This post was previously on the Pathfinder Software site. Pathfinder Software changed its name to Orthogonal in 2016. Read more.

We know intuitively designing for a touch interface is different than a mouse driven interface. But why are they different? Let’s wrap a little bit of science around these two worlds.

Both interfaces, tap or click, use the same three basic cognitive functions. Seeing, locating and acting. In the mouse world, a user sees an item of interest on the screen, locates the mouse to that item and then clicks. In the touch world, the user sees an item of interest on the screen, locates a finger or some part of their hand to the item and then touches the item.

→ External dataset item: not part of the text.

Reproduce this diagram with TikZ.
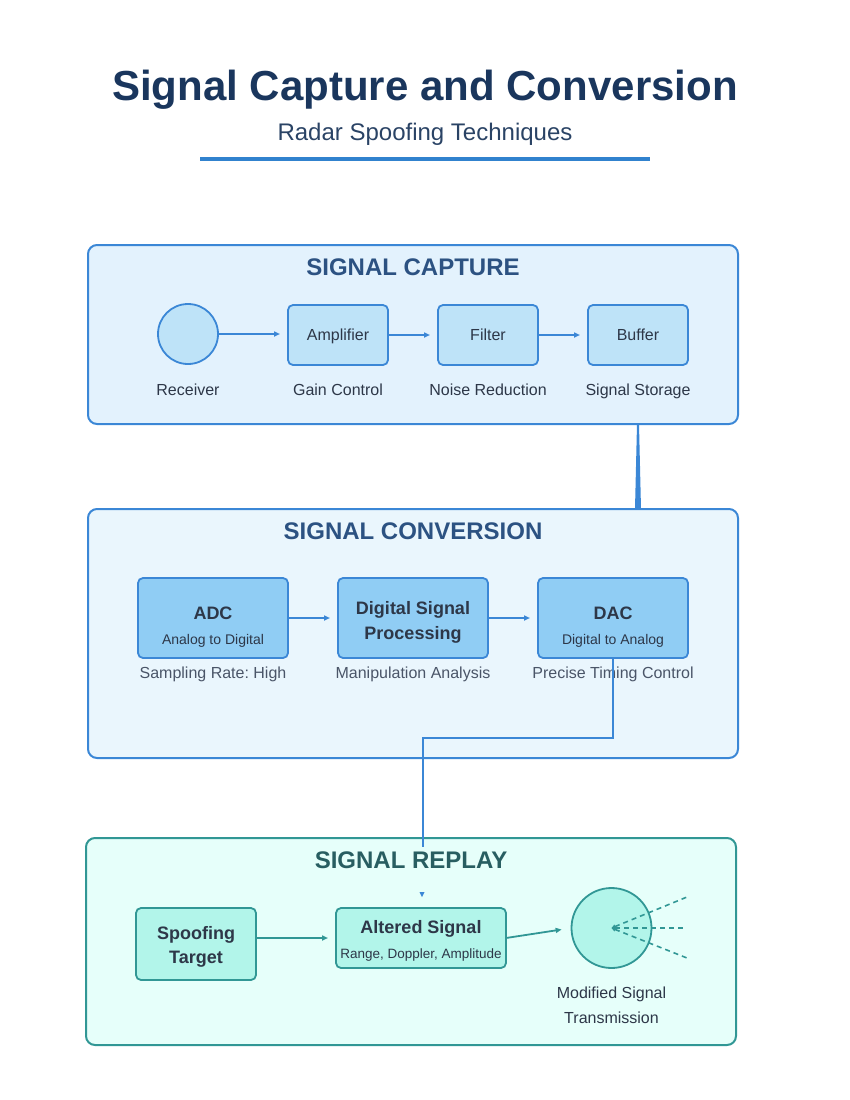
\documentclass[tikz,border=0pt]{standalone}
\usepackage{fontspec}
\setmainfont{Liberation Sans}
\usetikzlibrary{arrows.meta}
\definecolor{titlec}{HTML}{1A365D}
\definecolor{subc}{HTML}{2A4365}
\definecolor{headc}{HTML}{2C5282}
\definecolor{bluel}{HTML}{3182CE}
\definecolor{bluest}{HTML}{3B87D6}
\definecolor{capbg}{HTML}{E3F2FD}
\definecolor{convbg}{HTML}{EAF6FD}
\definecolor{capfill}{HTML}{BEE3F8}
\definecolor{convfill}{HTML}{90CDF4}
\definecolor{darkt}{HTML}{2D3748}
\definecolor{grayt}{HTML}{4A5568}
\definecolor{tealst}{HTML}{319795}
\definecolor{tealbg}{HTML}{E6FFFA}
\definecolor{tealfill}{HTML}{B2F5EA}
\definecolor{tealhead}{HTML}{285E61}
\newcommand\myfs[1]{\fontsize{#1}{#1}\selectfont}
\frenchspacing
\begin{document}
\begin{tikzpicture}[x=1pt,y=-1pt,
  panel/.style={draw=bluest, line width=2pt, rounded corners=9pt, inner sep=0pt, outer sep=0pt},
  capbox/.style={draw=bluest, fill=capfill, line width=1.8pt, rounded corners=5pt, minimum width=100pt, minimum height=60pt, inner sep=0pt, outer sep=0pt},
  convbox/.style={draw=bluest, fill=convfill, line width=1.8pt, rounded corners=5pt, minimum width=150pt, minimum height=80pt, inner sep=0pt, outer sep=0pt},
  repbox/.style={draw=tealst, fill=tealfill, line width=1.8pt, rounded corners=5pt, inner sep=0pt, outer sep=0pt},
  txt/.style={anchor=base, inner sep=0pt, text=darkt, font=\myfs{16}},
  gtxt/.style={anchor=base, inner sep=0pt, text=grayt, font=\myfs{16}},
  btxt/.style={anchor=base, inner sep=0pt, text=darkt, font=\myfs{18}\bfseries},
  stxt/.style={anchor=base, inner sep=0pt, text=darkt, font=\myfs{14}},
  head/.style={anchor=base, inner sep=0pt, font=\myfs{24}\bfseries},
  arr/.style={draw=bluest, line width=1.6pt, shorten >=8pt, -{Triangle[length=6pt,width=5pt]}},
  tarr/.style={draw=tealst, line width=1.8pt, shorten >=8pt, -{Triangle[length=6pt,width=5pt]}},
  conn/.style={draw=bluest, line width=1.8pt},
  beam/.style={draw=tealst, line width=1.6pt, dash pattern=on 5pt off 4pt}
]
\useasboundingbox (0,0) rectangle (850,1100);

% title
\node[anchor=base, inner sep=0pt, text=titlec, font=\myfs{42}\bfseries] (title) at (425,100) {Signal Capture and Conversion};
\node[anchor=base, inner sep=0pt, text=subc, font=\myfs{24}] (subtitle) at (425,140) {Radar Spoofing Techniques};
\draw[draw=bluel, line width=4pt] (200,159) coordinate (ul1) -- (650,159) coordinate (ul2);

% panels
\node[panel, fill=capbg, minimum width=650pt, minimum height=179pt] (p1) at (413,334.5) {};
\node[panel, fill=convbg, minimum width=650pt, minimum height=249pt] (p2) at (413,633.5) {};
\node[panel, draw=tealst, fill=tealbg, minimum width=650pt, minimum height=207pt] (p3) at (411,941.5) {};

\node[head, text=headc] (h1) at (413,275) {SIGNAL CAPTURE};
\node[head, text=headc] (h2) at (413,539) {SIGNAL CONVERSION};
\node[head, text=tealhead] (h3) at (411,868.5) {SIGNAL REPLAY};

% capture
\node[circle, draw=bluest, fill=capfill, line width=1.8pt, minimum size=60pt, inner sep=0pt, outer sep=0pt] (rcv) at (188,334) {};
\node[capbox] (amp) at (338,335) {};
\node[capbox] (flt) at (488,335) {};
\node[capbox] (buf) at (638,335) {};
\node[txt] (tamp) at (338,340) {Amplifier};
\node[txt] (tflt) at (488,340) {Filter};
\node[txt] (tbuf) at (638,340) {Buffer};
\node[txt] (lrcv) at (188,395) {Receiver};
\node[txt] (lamp) at (338,395) {Gain Control};
\node[txt] (lflt) at (488,395) {Noise Reduction};
\node[txt] (lbuf) at (638,395) {Signal Storage};
\draw[arr] (rcv.east) -- (rcv.east -| amp.west);
\draw[arr] (amp.east) -- (flt.west);
\draw[arr] (flt.east) -- (buf.west);

% tapered link capture -> conversion
\coordinate (t1) at (p1.south -| buf.south);
\coordinate (t2) at (p2.north -| buf.south);
\fill[bluest] ([xshift=-1pt]t1) -- ([xshift=1pt]t1) -- ([xshift=3pt]t2) -- ([xshift=-3pt]t2) -- cycle;

% conversion
\node[convbox] (adc) at (213,618) {};
\node[convbox] (dsp) at (413,618) {};
\node[convbox] (dac) at (613,618) {};
\node[btxt] (tadc) at (213,619) {ADC};
\node[stxt] (sadc) at (213,644) {Analog to Digital};
\node[btxt] (tdsp1) at (413,614) {Digital Signal};
\node[btxt] (tdsp2) at (413,639) {Processing};
\node[btxt] (tdac) at (613,619) {DAC};
\node[stxt] (sdac) at (613,644) {Digital to Analog};
\node[gtxt] (ladc) at (213,678.5) {Sampling Rate: High};
\node[gtxt] (ldsp) at (413,678.5) {Manipulation Analysis};
\node[gtxt] (ldac) at (613,678.5) {Precise Timing Control};
\draw[arr] (adc.east) -- (dsp.west);
\draw[arr] (dsp.east) -- (dac.west);

% link conversion -> replay
\coordinate (bend) at (613,738);
\coordinate (rpin) at (423,847);
\draw[conn] (dac.south) -- (bend) -| (rpin);
\fill[bluest] (419.5,892) -- (424.5,892) -- (422,897) -- cycle;

% replay
\node[repbox, minimum width=120pt, minimum height=72pt] (spf) at (196,944) {};
\node[repbox, minimum width=170pt, minimum height=60pt] (alt) at (421,938) {};
\node[circle, draw=tealst, fill=tealfill, line width=1.8pt, minimum size=80pt, inner sep=0pt, outer sep=0pt] (tx) at (611.5,928) {};
\node[btxt] (tspf1) at (196,939) {Spoofing};
\node[btxt] (tspf2) at (196,963.5) {Target};
\node[btxt] (talt) at (421,933.5) {Altered Signal};
\node[stxt, font=\myfs{13.5}] (salt) at (421,958.5) {Range, Doppler, Amplitude};
\node[txt] (ltx1) at (611.5,998.5) {Modified Signal};
\node[txt] (ltx2) at (611.5,1023) {Transmission};
\draw[tarr] (spf.east |- alt.east) -- (alt.west);
\draw[tarr, shorten >=10pt] (alt.east) -- (tx.west);
\coordinate (b1) at (687,897);
\coordinate (b2) at (687,928);
\coordinate (b3) at (687,958);
\draw[beam, {Triangle[length=4pt,width=4pt]}-] (tx.center) -- (b1);
\draw[beam, {Triangle[length=4pt,width=4pt]}-] (tx.center) -- (b2);
\draw[beam, {Triangle[length=4pt,width=4pt]}-] (tx.center) -- (b3);
\end{tikzpicture}
\end{document}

The big difference arguably comes in the last two steps. Locating with a mouse requires a translation from a movement in the horizontal plane (a table top) to the vertical plane of the screen. Locating on a touch screen is more direct, you move your hand toward what you see. Taking action (clicking) with a mouse simply involves clicking the mouse. Taking action on a touch screen involves touching the screen with a sufficient degree of precision.

Traditionally, we have been conditioned to believe that “minimizing clicks” is the way to optimize an interface. But what is a “click?” It is really the combination of seeing, locating and acting. When we view our mouse and touch worlds from this perspective, the road to optimization may not always take the same path.

Consider a simple interface that splits the screen into a left side and a right side, both of which are active for interaction. In a mouse interface, the mouse must be moved from one side to the other to locate the desired interaction. In a touch interface, each hand could potentially control a side of the screen so there is no overhead to locating. Thus, the same interface in each world carries a different amount of effort.

When designing for touch (or click), it’s important to understand user interactions in terms of seeing, locating and acting. A simple, optimal interface will be designed with regard for all three of these components of interaction.